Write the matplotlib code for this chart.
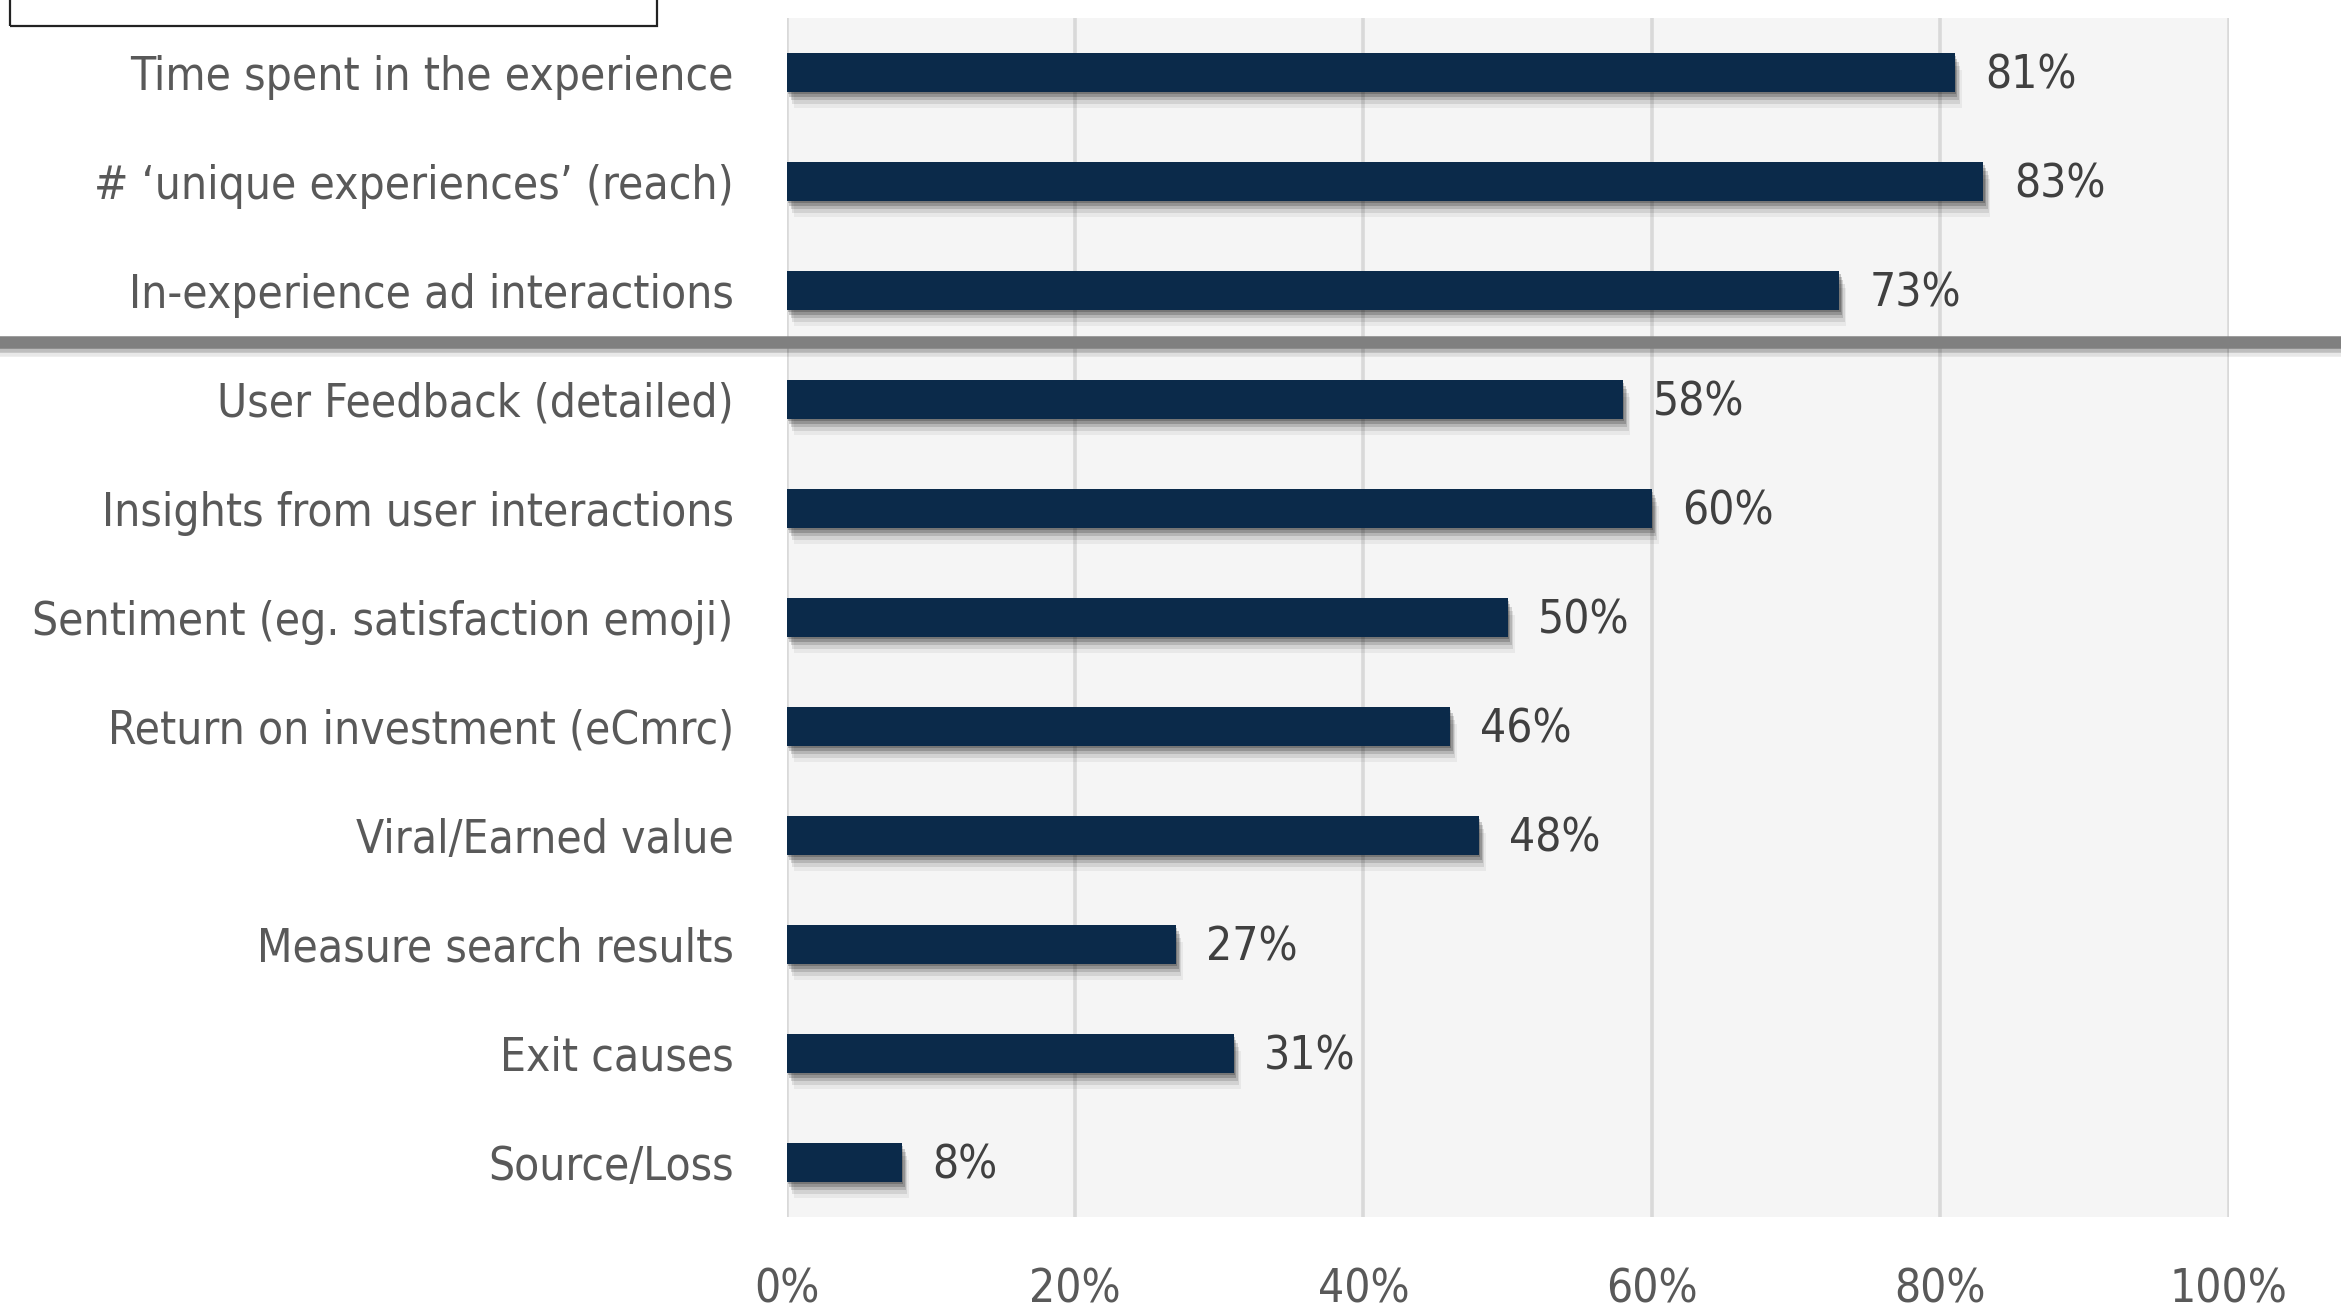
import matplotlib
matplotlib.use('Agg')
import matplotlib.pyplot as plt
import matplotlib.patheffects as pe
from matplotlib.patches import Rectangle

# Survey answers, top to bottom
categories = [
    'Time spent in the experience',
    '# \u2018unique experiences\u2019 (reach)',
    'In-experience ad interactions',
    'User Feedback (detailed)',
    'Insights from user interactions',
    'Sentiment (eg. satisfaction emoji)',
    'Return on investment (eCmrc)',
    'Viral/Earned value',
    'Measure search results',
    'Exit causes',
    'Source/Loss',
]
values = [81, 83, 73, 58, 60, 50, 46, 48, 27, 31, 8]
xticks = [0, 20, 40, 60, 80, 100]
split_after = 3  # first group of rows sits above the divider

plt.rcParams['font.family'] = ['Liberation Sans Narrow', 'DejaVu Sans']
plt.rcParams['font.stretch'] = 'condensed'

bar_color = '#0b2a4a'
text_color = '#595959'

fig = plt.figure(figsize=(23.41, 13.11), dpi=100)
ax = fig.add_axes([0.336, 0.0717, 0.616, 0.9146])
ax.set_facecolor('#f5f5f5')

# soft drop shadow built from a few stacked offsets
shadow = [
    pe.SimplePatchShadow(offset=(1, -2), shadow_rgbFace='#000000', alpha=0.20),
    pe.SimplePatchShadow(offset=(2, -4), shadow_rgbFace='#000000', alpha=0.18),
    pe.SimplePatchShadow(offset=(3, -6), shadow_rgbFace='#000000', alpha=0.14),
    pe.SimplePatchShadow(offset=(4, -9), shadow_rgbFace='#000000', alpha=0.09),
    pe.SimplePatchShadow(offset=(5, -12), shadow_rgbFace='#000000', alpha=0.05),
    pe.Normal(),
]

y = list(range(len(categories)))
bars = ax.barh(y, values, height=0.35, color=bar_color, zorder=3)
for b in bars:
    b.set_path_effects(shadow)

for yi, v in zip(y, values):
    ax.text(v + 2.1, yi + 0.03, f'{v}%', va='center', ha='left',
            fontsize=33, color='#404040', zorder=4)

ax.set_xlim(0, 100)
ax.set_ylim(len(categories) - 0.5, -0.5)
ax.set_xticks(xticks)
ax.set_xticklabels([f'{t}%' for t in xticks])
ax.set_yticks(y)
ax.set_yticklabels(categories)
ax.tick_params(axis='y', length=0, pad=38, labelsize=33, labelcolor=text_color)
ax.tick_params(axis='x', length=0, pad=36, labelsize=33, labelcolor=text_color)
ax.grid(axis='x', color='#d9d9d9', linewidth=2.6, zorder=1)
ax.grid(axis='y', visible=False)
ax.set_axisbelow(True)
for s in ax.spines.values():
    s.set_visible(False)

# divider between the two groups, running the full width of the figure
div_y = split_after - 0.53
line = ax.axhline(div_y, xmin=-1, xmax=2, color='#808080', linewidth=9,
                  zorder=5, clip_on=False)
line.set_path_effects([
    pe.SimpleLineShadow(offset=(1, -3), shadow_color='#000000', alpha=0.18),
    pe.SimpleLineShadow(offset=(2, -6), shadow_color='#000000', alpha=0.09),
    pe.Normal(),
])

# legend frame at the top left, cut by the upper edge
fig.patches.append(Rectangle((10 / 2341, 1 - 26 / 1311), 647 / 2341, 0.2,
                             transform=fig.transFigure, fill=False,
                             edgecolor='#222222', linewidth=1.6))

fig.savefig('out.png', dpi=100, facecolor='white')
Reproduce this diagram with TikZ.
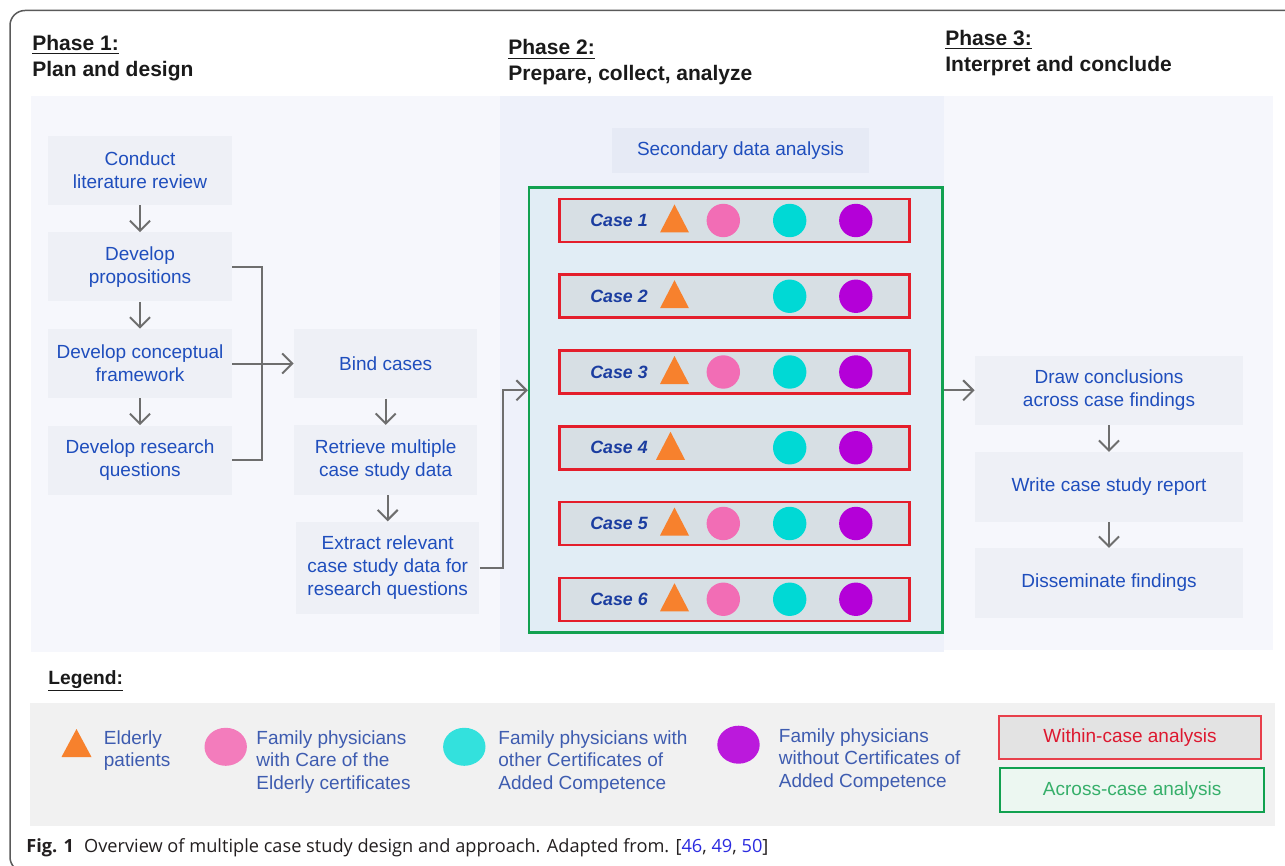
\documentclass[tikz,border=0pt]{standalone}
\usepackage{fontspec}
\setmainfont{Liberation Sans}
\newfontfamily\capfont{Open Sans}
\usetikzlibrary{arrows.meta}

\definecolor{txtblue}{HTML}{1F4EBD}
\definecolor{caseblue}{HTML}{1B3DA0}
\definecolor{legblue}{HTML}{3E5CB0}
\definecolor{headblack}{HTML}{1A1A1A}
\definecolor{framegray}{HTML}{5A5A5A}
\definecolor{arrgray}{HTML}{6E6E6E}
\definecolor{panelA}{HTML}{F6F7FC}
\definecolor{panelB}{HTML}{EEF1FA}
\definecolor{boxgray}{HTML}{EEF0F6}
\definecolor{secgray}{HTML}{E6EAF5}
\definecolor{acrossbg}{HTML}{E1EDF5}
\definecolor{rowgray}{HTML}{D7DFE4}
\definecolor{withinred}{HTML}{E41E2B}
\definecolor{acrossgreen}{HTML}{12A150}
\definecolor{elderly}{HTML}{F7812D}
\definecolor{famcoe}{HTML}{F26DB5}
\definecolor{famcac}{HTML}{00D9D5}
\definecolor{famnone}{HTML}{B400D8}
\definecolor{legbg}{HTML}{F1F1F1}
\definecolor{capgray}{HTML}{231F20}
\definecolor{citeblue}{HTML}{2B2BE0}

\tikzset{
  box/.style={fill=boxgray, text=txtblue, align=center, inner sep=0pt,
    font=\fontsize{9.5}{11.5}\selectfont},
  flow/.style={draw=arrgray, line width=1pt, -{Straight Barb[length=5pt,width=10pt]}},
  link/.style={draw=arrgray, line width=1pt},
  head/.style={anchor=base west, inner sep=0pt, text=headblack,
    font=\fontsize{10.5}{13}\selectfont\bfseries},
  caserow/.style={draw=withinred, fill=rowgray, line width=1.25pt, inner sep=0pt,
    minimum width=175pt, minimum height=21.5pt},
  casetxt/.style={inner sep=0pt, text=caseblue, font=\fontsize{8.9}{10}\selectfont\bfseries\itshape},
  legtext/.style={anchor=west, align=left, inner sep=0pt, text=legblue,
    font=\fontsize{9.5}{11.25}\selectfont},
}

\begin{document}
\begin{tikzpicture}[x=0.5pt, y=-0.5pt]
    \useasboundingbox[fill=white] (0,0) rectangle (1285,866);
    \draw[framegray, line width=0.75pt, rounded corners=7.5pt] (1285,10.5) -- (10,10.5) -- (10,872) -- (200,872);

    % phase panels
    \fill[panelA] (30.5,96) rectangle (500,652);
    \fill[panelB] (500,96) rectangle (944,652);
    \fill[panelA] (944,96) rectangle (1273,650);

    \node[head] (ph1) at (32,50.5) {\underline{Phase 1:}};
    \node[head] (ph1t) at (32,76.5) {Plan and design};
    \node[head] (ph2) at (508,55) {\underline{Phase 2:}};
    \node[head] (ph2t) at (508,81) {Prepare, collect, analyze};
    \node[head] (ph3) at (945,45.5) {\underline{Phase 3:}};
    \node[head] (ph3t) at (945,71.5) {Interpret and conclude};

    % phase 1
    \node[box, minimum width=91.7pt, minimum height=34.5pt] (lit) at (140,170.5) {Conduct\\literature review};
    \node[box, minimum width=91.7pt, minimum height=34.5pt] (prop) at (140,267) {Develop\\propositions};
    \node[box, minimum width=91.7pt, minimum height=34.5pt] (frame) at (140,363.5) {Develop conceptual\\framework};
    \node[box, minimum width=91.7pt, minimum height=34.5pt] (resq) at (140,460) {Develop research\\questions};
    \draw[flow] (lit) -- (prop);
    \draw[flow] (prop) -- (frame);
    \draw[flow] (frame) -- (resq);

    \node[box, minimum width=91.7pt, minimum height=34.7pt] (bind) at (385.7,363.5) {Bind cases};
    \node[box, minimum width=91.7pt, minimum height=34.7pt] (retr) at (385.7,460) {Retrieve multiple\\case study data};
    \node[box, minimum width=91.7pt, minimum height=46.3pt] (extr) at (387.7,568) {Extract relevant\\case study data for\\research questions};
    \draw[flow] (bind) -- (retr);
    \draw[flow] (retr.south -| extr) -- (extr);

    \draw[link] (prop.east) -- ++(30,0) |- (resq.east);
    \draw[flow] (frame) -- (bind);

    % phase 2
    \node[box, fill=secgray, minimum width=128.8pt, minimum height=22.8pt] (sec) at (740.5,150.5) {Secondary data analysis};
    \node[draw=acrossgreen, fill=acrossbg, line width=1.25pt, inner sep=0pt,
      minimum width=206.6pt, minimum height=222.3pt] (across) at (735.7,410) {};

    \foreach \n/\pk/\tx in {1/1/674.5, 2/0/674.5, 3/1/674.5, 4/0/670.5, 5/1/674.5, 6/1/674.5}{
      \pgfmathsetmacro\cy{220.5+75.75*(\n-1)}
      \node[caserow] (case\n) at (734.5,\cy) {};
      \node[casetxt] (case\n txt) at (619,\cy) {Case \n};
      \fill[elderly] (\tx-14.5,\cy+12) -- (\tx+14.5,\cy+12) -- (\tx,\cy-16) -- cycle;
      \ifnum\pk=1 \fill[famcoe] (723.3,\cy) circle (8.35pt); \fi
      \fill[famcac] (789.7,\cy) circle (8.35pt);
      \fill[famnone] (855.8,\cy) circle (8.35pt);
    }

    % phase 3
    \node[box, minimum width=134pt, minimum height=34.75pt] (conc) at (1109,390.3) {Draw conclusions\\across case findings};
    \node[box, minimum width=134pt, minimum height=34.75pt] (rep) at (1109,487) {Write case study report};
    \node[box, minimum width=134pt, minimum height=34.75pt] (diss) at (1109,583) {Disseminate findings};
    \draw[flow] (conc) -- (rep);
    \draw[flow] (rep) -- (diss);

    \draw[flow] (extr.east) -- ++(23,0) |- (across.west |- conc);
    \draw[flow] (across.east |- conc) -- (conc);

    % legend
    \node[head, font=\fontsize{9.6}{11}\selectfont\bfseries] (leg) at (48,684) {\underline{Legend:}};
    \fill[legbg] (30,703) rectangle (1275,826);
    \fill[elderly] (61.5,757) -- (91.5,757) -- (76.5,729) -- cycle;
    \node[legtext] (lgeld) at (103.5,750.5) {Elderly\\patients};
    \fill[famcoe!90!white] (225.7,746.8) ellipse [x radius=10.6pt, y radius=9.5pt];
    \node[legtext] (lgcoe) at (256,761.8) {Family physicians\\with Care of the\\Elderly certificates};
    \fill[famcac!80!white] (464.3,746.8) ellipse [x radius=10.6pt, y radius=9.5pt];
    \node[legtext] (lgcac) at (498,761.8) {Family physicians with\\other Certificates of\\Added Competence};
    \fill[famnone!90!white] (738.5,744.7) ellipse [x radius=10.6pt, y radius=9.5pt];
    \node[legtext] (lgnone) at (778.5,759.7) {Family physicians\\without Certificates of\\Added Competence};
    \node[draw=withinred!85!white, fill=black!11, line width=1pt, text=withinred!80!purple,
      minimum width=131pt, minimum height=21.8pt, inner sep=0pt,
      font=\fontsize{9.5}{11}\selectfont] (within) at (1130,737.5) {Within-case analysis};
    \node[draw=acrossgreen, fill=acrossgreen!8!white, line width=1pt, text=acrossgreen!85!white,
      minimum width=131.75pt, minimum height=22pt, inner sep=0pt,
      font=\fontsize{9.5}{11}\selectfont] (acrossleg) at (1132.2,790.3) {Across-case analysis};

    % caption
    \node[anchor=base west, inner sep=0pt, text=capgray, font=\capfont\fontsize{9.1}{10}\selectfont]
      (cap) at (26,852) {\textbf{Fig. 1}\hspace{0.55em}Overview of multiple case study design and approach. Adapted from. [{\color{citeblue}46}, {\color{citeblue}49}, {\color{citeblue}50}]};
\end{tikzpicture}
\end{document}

◆ Task brief:
Quote only what lies between the first line of the records and the line containing "from matplotlib.patches import Rectangle", please, including both lines and excluding images.

◆ Exercise output:
Write the matplotlib code for this chart.
import matplotlib
matplotlib.use('Agg')
import matplotlib.pyplot as plt
import matplotlib.patheffects as pe
from matplotlib.patches import Rectangle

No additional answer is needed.